The Internet Society says that current perceptions of data encryption are misguided and need to change for the sake of the digital economy.
The Internet Society says perceptions around data encryption need to change in order to help build a stronger global digital economy.
The organization, which aims to ensure the internet “stays open”, believes the debate around encryption has too often centered around efforts to “thwart law enforcement”.
Internet Society CEO Kathryn Brown believes such an attitude could have hugely negative effects.
“We should recognize that encryption is key to the future digital economy and stop treating it as simply an obstacle to law enforcement.
“To undermine the positive role of encryption in the name of security could have devastating consequences,” she explained in a recent blog.
“Instead, we should recognize that encryption is key to the future digital economy and stop treating it as simply an obstacle to law enforcement.
“We need to deconstruct the issues faced by law enforcement and policy makers and agree together how we can achieve a trusted digital economy underpinned by encryption.”

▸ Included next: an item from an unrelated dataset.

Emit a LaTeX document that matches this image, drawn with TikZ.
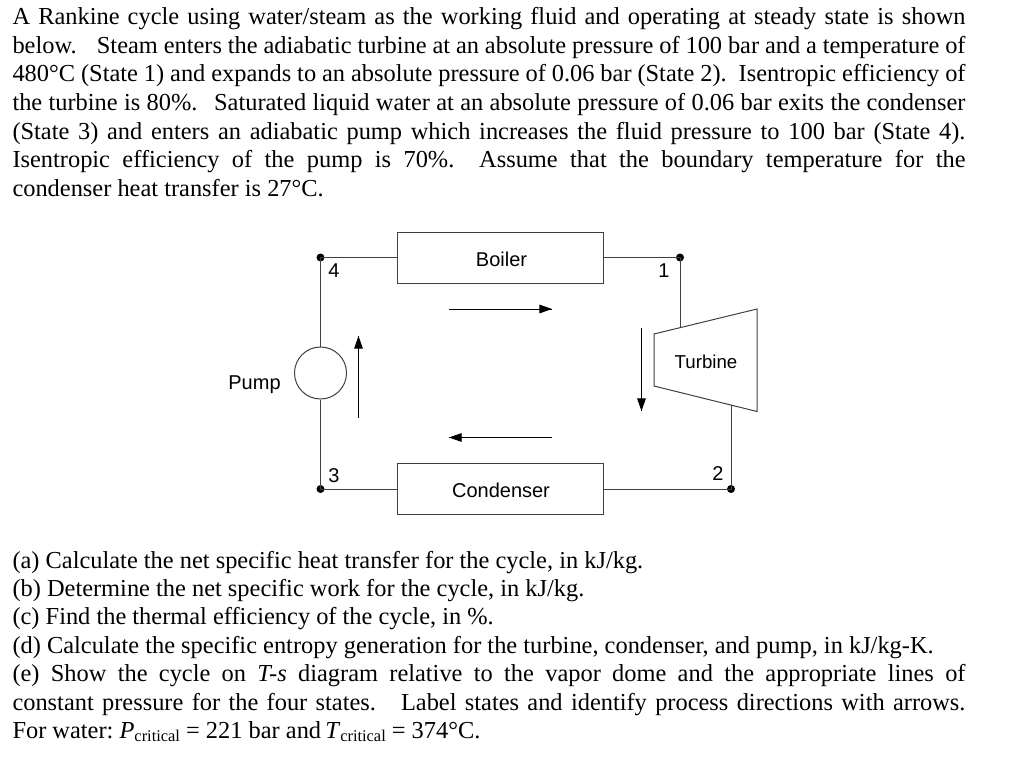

The issue of impenetrable encryption has hit plenty of headlines recently due to the concerns raised by politicians that some systems may be hiding criminal activity.
UK prime minister Theresa May recently unveiled proposals that will compel organizations to limit the use of undecipherable encryption, leaving tech companies such as Apple and Google significantly unsettled, despite a lack of clarity on how they would possibly be enforced.
The Internet Society insists this stance is misguided, and has reacted by calling for “ubiquitous encryption for the internet”.
Brown outlined three key principles that need to be observed in order to “deliver economic and social prosperity”:
Firstly, as such technology is regularly used to protect infrastructure and communications, as well as the privacy and integrity of sensitive information, data encryption systems ideally need to be strengthened rather than weakened.
Securing the digital economy should also be seen as a shared responsibility that crosses borders and disciplines. Any approach to data encryption will subsequently need open and inclusive collaboration.
Finally, and perhaps most crucially of all, the rights of users should be at the heart of any decision relating to the digital economy.